Missing tool call traces. When your LLM calls a tool, that tool call and its result must live as their own spans in the trace. Teams often wrap the OpenAI call but forget to instrument the tools the model invokes, which leaves a giant hole in the middle of every agent trace. Wrap your tool executors too.

Not tracking model version. Providers silently roll out new model snapshots, and your bug might be caused by a provider side change rather than your code. If your llm trace does not record the exact model string returned by the API, you will have no way to correlate bugs with model updates. Capture it on every span.

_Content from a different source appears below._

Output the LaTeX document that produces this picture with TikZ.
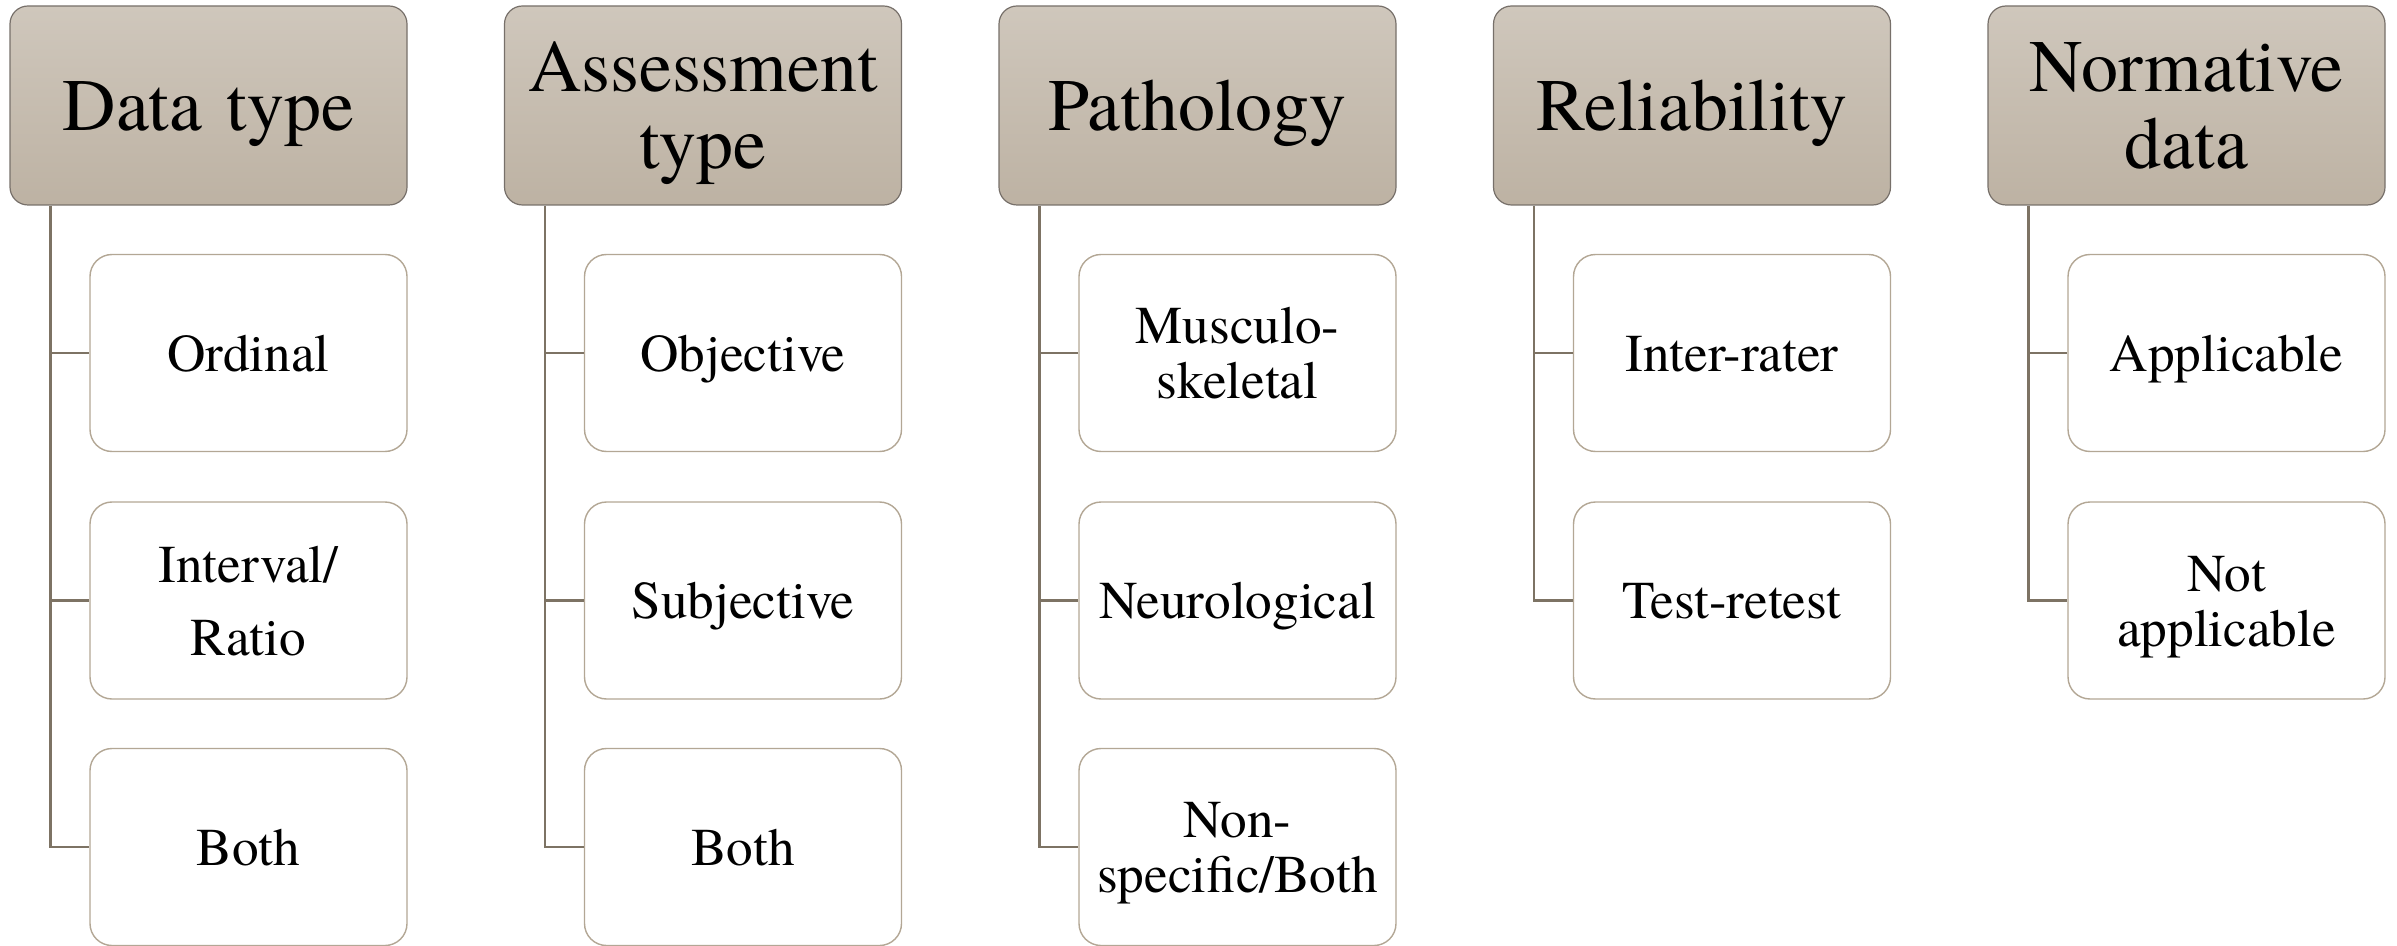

Sampling too aggressively. In traditional APM, sampling one percent of traces is fine because you mostly care about aggregates. In llm tracing, you often care about the weird individual request, the one where the model did something strange. If you sample too aggressively, you will lose exactly the traces you most want to debug. Start by capturing everything and only add sampling once you have real volume concerns.

Frequently Asked Questions

What is llm tracing?

Llm tracing is the practice of recording every step of a large language model interaction (prompt, response, tokens, latency, model version, tool calls, errors) as a structured tree of spans, so you can see exactly what your AI application did and debug it visually instead of reading raw logs.

Is llm tracing the same as logging?

No. Logging produces a flat stream of text lines that you have to grep through. Llm tracing produces a structured tree of spans, each with rich metadata (full prompt, full response, tokens, latency, model), that you can explore visually. Tracing tells you the causal story of a request. Logging just tells you that things happened.

How do I add tracing to OpenAI calls?

The easiest way to add openai tracing is to use a wrapper function from a tracing SDK. With Glassbrain you call wrapOpenAI on your OpenAI client in JavaScript, or wrap_openai on it in Python, and every call you already make is traced automatically.

Does tracing slow down my app?

No, not in any meaningful way. Well built llm tracing SDKs capture spans in memory and export them asynchronously in batches, so your request path never waits on the tracing backend. If the backend is unreachable, the SDK retries and eventually drops the batch rather than blocking your code.

Can I trace Anthropic Claude calls?

Yes. Anthropic tracing works the same way as OpenAI tracing. With Glassbrain you wrap your Anthropic client using wrap_anthropic in Python, and every Claude call is captured with full prompt, response, tokens, model version, and latency. You can mix Anthropic and OpenAI in the same app and they show up together in the same trace tree.

What is the easiest llm tracing tool?

For most developers, the easiest option is Glassbrain: one line install, JS and Python SDKs, visual trace tree, replay built in, AI fix suggestions, and 1,000 free traces per month with no credit card. You can be up and tracing llm calls in under sixty seconds.

Conclusion

Llm tracing is quickly becoming a required part of the AI development stack, and for good reason. Large language models are non deterministic, context sensitive, and opaque, which means the old debugging tools (print statements, raw logs, stack traces) simply do not give you enough information to understand what went wrong. A good llm trace captures the full prompt, the full response, tokens, cost, latency, model version, tool calls, and errors for every step of your application, then renders them as a visual tree you can explore. That one change turns AI debugging from guesswork into engineering.

If you have not yet added tracing to your AI app, the barrier to entry has never been lower. Modern SDKs let you wrap your existing OpenAI or Anthropic client in a single line, and tools like Glassbrain give you a generous free tier so you can try it with zero commitment. The next time a user reports a weird answer or a workflow goes off the rails, you will open the trace, see exactly what happened, fix it, replay the trace to verify your fix, and ship. That is the workflow ai tracing unlocks, and once you have it, you will wonder how you ever built LLM apps without it.